Like I said, dad was good with cars, but he always had his own special way of getting a repair job done; never, ever the way you or I may have done it and God forbid he actually look into the owner’s manual. I am not sure the old man even knew that cars came with an owner's manual. I sure as hell never saw him look at one.
One of his greatest automotive moments came on Christmas I was 17 and we spent Christmas Eve putting a new transmission in my old car. The tranny in my ’68 Chevy station wagon had finally ground itself to death and I was in complete freak-out mode that I was going to be carless at Christmas. The equation was pretty simple;
Carless = Girlfriendless = No fun under the mistletoe.
I certainly didn’t have the money for a new automatic transmission, so my Christmas was looking pretty blue. Enter dad, the blue-collar Santa.
“I’ll drive you to the junkyard and get you a transmission and you can help me put it in on Saturday…we’ll call it your Christmas present.”
“But Saturday is Christmas Eve, Dad!”
“That’s the deal, take it or leave it.”
A junkyard transmission for Christmas - and I get to put it in on Christmas Eve.
I don’t believe Bing - or even Elvis - has a song about that one.
Saturday dawned very, very early and good, old-fashioned east coast, Chesapeake Bay, sleet-in-your-face-in December cold. We went to the junkyard and Dad haggled his best deal on my oily Christmas present and we hauled it to our backyard to put it in my Chevy.
Of course we didn't own the proper jacks or lifts. Oh, I’m sure we could have borrowed them somewhere, but dad was never one to stop in the middle of a job for a little thing like not having the right tools.
"Get me those old books from the shed, son," he said.
"That old set of A&P encyclopaedias we're gonna burn this winter."
Like I said, the old man never even looked at an owner’s manual. What was he going to do? Look up “T” for transmission?
"What do you need encyclopaedias for, Dad?"
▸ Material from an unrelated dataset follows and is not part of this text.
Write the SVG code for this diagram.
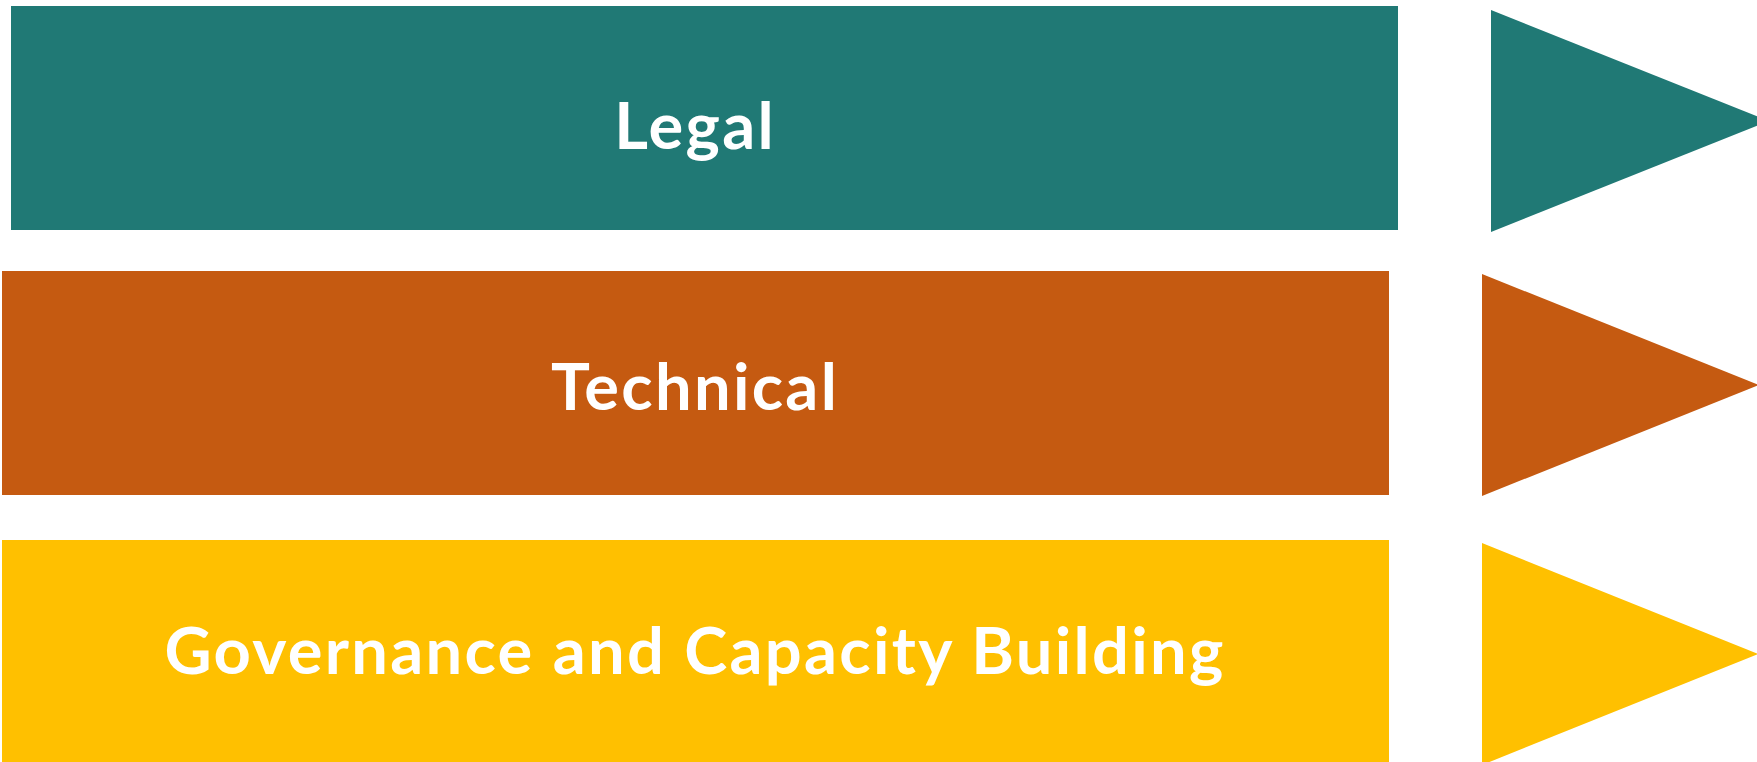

“Ray, just do what I say and get me the damn books."
Now, you are going to have to try and picture this -
December on the Chesapeake. Colder than your wife's feet in the middle of your back. My mission, with no choice at all as to whether I accepted it or not, was to lay upon the frozen earth, underneath my Chevy station wagon, and wedge volumes of the A&P Supermarket Illustrated Encyclopaedia, one by one, under the transmission my father was lifting by throwing all of his weight on a 6 foot long two-by-four. We had already dropped the old transmission to the ground and were using it as a fulcrum. Enough leverage (and books) would "lift that sucker up to where we can just bolt her right on. Nothin’ to it, son.”
It worked like a charm.
No earth science class ever gave a better demonstration of the principals of leverage, and no set of crummy supermarket encyclopaedias were ever put to better use. They also got pretty soaked with transmission fluid, so they "burned real good" too. We used them as kindling all winter.
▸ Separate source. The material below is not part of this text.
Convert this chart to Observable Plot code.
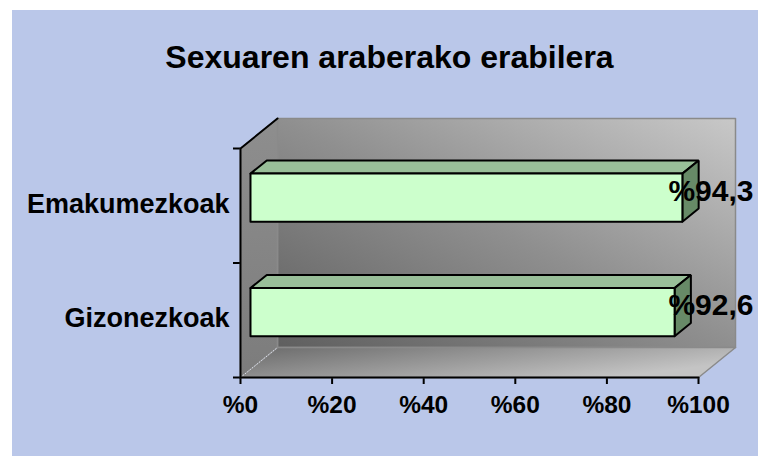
<!DOCTYPE html>
<html>
<head>
<meta charset="utf-8">
<script src="https://cdn.jsdelivr.net/npm/d3@7"></script>
<script src="https://cdn.jsdelivr.net/npm/@observablehq/plot@0.6"></script>
<style>
  html, body { margin: 0; padding: 0; background: #ffffff; }
  #panel { position: absolute; left: 12px; top: 10px; width: 746px; height: 446px;
           background: #BAC7E9; font-family: "Liberation Sans", Arial, sans-serif; }
  #title { height: 80px; box-sizing: border-box; padding-top: 30px; padding-left: 9px;
           line-height: 34px; font-size: 32px; font-weight: bold; text-align: center; color: #000; }
  #chart svg { display: block; }
  g[aria-label$="-axis tick"] { stroke-width: 2px; }
</style>
</head>
<body>
<div id="panel">
  <div id="title">Sexuaren araberako erabilera</div>
  <div id="chart"></div>
</div>
<script>
// ---- data ----
const categories = ["Gizonezkoak", "Emakumezkoak"];
const values = [92.6, 94.3];
const valueLabels = ["%92,6", "%94,3"];
const xTicks = [0, 20, 40, 60, 80, 100];
const xTickLabels = ["%0", "%20", "%40", "%60", "%80", "%100"];

// ---- geometry (3D depth expressed in data units) ----
const W = 746, H = 366;
const mL = 228, mR = 60, mT = 58, mB = 79;
const xPerPx = 100 / (W - mL - mR);
const yPerPx = categories.length / (H - mT - mB);
const DX = 37 * xPerPx;   // depth offset to the right
const DY = 30 * yPerPx;   // depth offset upward
const BAR_LO = 0.29, BAR_HI = 0.71;   // bar thickness within band
const F1 = 0.27, F2 = 0.71;           // bar depth range within wall depth
const NY = categories.length;

function poly(id, pts) {
  const c = pts.concat([pts[0]]);
  return c.map(([x, y]) => ({id, x, y}));
}

const backWall = poly("back", [[DX, DY], [100 + DX, DY], [100 + DX, NY + DY], [DX, NY + DY]]);
const leftWall = poly("left", [[0, 0], [0, NY], [DX, NY + DY], [DX, DY]]);
const floor = poly("floor", [[0, 0], [100, 0], [100 + DX, DY], [DX, DY]]);

const fronts = [], tops = [], sides = [];
values.forEach((v, i) => {
  const y1 = i + BAR_LO, y2 = i + BAR_HI;
  const a = F1, b = F2;
  fronts.push(...poly("f" + i, [[a * DX, y1 + a * DY], [v + a * DX, y1 + a * DY], [v + a * DX, y2 + a * DY], [a * DX, y2 + a * DY]]));
  tops.push(...poly("t" + i, [[a * DX, y2 + a * DY], [v + a * DX, y2 + a * DY], [v + b * DX, y2 + b * DY], [b * DX, y2 + b * DY]]));
  sides.push(...poly("s" + i, [[v + a * DX, y1 + a * DY], [v + b * DX, y1 + b * DY], [v + b * DX, y2 + b * DY], [v + a * DX, y2 + a * DY]]));
});

const yAxisLine = [{x: 0, y: 0}, {x: 0, y: NY}, {x: DX, y: NY + DY}];
const xAxisLine = [{x: 0, y: 0}, {x: 100, y: 0}];
const floorDiag = [{x: 0, y: 0}, {x: DX, y: DY}];

function defsMark() {
  const defs = d3.create("svg:defs");
  const g1 = defs.append("linearGradient").attr("id", "gBack")
    .attr("x1", 0).attr("y1", 1).attr("x2", 1).attr("y2", 0);
  g1.append("stop").attr("offset", 0).attr("stop-color", "#5f5f5f");
  g1.append("stop").attr("offset", 0.5).attr("stop-color", "#8f8f8f");
  g1.append("stop").attr("offset", 1).attr("stop-color", "#c8c8c8");
  const g2 = defs.append("linearGradient").attr("id", "gFloor")
    .attr("x1", 0).attr("y1", 0).attr("x2", 1).attr("y2", 0.5);
  g2.append("stop").attr("offset", 0).attr("stop-color", "#6a6a6a");
  g2.append("stop").attr("offset", 1).attr("stop-color", "#c4c4c4");
  const g3 = defs.append("linearGradient").attr("id", "gLeft")
    .attr("x1", 0).attr("y1", 0).attr("x2", 0).attr("y2", 1);
  g3.append("stop").attr("offset", 0).attr("stop-color", "#8e8e8e");
  g3.append("stop").attr("offset", 1).attr("stop-color", "#7c7c7c");
  return defs.node();
}

const plot = Plot.plot({
  width: W, height: H,
  marginLeft: mL, marginRight: mR, marginTop: mT, marginBottom: mB,
  style: {background: "transparent", overflow: "visible", fontFamily: "Liberation Sans, Arial, sans-serif", color: "#000"},
  x: {domain: [0, 100], ticks: xTicks, tickSize: 7, tickFormat: () => "", label: null},
  y: {domain: [0, NY], ticks: d3.range(NY + 1), tickSize: 7, tickFormat: () => "", label: null},
  marks: [
    defsMark,
    Plot.line(backWall, {x: "x", y: "y", z: "id", fill: "url(#gBack)", stroke: "#8a8a8a", strokeWidth: 1.5}),
    Plot.line(floor, {x: "x", y: "y", z: "id", fill: "url(#gFloor)", stroke: "#8a8a8a", strokeWidth: 1.5}),
    Plot.line(leftWall, {x: "x", y: "y", z: "id", fill: "url(#gLeft)", stroke: "#8a8a8a", strokeWidth: 1.5}),
    Plot.line(floorDiag, {x: "x", y: "y", stroke: "#e0e4f0", strokeWidth: 1, strokeDasharray: "1,2"}),
    Plot.line(tops, {x: "x", y: "y", z: "id", fill: "#99BF99", stroke: "#000", strokeWidth: 2, strokeLinejoin: "miter"}),
    Plot.line(sides, {x: "x", y: "y", z: "id", fill: "#678A67", stroke: "#000", strokeWidth: 2, strokeLinejoin: "miter"}),
    Plot.line(fronts, {x: "x", y: "y", z: "id", fill: "#CCFFCC", stroke: "#000", strokeWidth: 2, strokeLinejoin: "miter"}),
    Plot.line(yAxisLine, {x: "x", y: "y", stroke: "#000", strokeWidth: 2}),
    Plot.line(xAxisLine, {x: "x", y: "y", stroke: "#000", strokeWidth: 2}),
    Plot.text(xTicks, {x: d => d, y: () => 0, text: (d, i) => xTickLabels[i], dy: 27.5,
      fontSize: 24.5, fontWeight: "bold", fill: "#000", ariaLabel: "xlabels"}),
    Plot.text(categories, {x: () => 0, y: (d, i) => i + 0.5, text: d => d, textAnchor: "end",
      dx: -11, dy: -1.5, fontSize: 27, fontWeight: "bold", fill: "#000", ariaLabel: "ylabels"}),
    Plot.text(values, {x: () => 100, y: (d, i) => i + 0.5, text: (d, i) => valueLabels[i], textAnchor: "end",
      dx: 55, dy: -14.5, fontSize: 30, fontWeight: "bold", fill: "#000", ariaLabel: "vlabels"})
  ]
});

function stretch(sel, k) {
  sel.each(function () {
    const t = this.getAttribute("transform");
    if (t) this.setAttribute("transform", t + ` scale(1,${k})`);
    else {
      const x = +this.getAttribute("x") || 0, y = +this.getAttribute("y") || 0;
      this.removeAttribute("x"); this.removeAttribute("y");
      this.setAttribute("transform", `translate(${x},${y}) scale(1,${k})`);
    }
  });
}
const s = d3.select(plot);
stretch(s.selectAll('g[aria-label="xlabels"] text'), 1.12);
stretch(s.selectAll('g[aria-label="ylabels"] text'), 1.11);
s.selectAll('g[aria-label="vlabels"] text').style("letter-spacing", "0.8px");

document.getElementById("chart").appendChild(plot);
</script>
</body>
</html>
I do not, in these more enlightened times, recommend automatic transmission fluid as a fire starter. But it was a different world then, and my old man didn't waste anything.
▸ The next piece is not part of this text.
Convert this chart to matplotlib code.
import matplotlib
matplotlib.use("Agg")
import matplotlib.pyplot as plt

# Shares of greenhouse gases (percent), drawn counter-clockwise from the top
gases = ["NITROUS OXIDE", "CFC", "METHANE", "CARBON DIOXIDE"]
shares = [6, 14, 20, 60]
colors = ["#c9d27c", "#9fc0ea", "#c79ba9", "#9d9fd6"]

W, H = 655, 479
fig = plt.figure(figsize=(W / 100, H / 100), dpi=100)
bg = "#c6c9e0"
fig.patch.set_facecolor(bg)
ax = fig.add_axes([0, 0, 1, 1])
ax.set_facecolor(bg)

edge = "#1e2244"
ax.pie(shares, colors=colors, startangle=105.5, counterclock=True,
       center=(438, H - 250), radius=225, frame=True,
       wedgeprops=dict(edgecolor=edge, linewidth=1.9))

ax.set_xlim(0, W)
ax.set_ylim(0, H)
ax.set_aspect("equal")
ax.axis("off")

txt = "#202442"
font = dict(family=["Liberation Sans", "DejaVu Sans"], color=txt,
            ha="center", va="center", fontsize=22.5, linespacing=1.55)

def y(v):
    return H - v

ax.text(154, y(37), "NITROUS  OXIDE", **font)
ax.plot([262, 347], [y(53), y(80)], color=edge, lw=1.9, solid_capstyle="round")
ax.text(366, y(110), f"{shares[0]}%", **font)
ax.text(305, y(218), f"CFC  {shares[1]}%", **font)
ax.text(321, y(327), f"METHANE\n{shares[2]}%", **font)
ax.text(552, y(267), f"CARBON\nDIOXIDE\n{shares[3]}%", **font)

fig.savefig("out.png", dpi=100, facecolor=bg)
My dad was still alive when I wrote 'Half the Man' and I’m glad he had the chance to hear it. I have tried over the years to rewrite it so it would be shorter and perhaps more commercial and maybe find a nice lucrative home with a Nashville artist. In the end, it always wanted to be just what it is; a somewhat corny but honest and heartfelt declaration of love from a son to his father.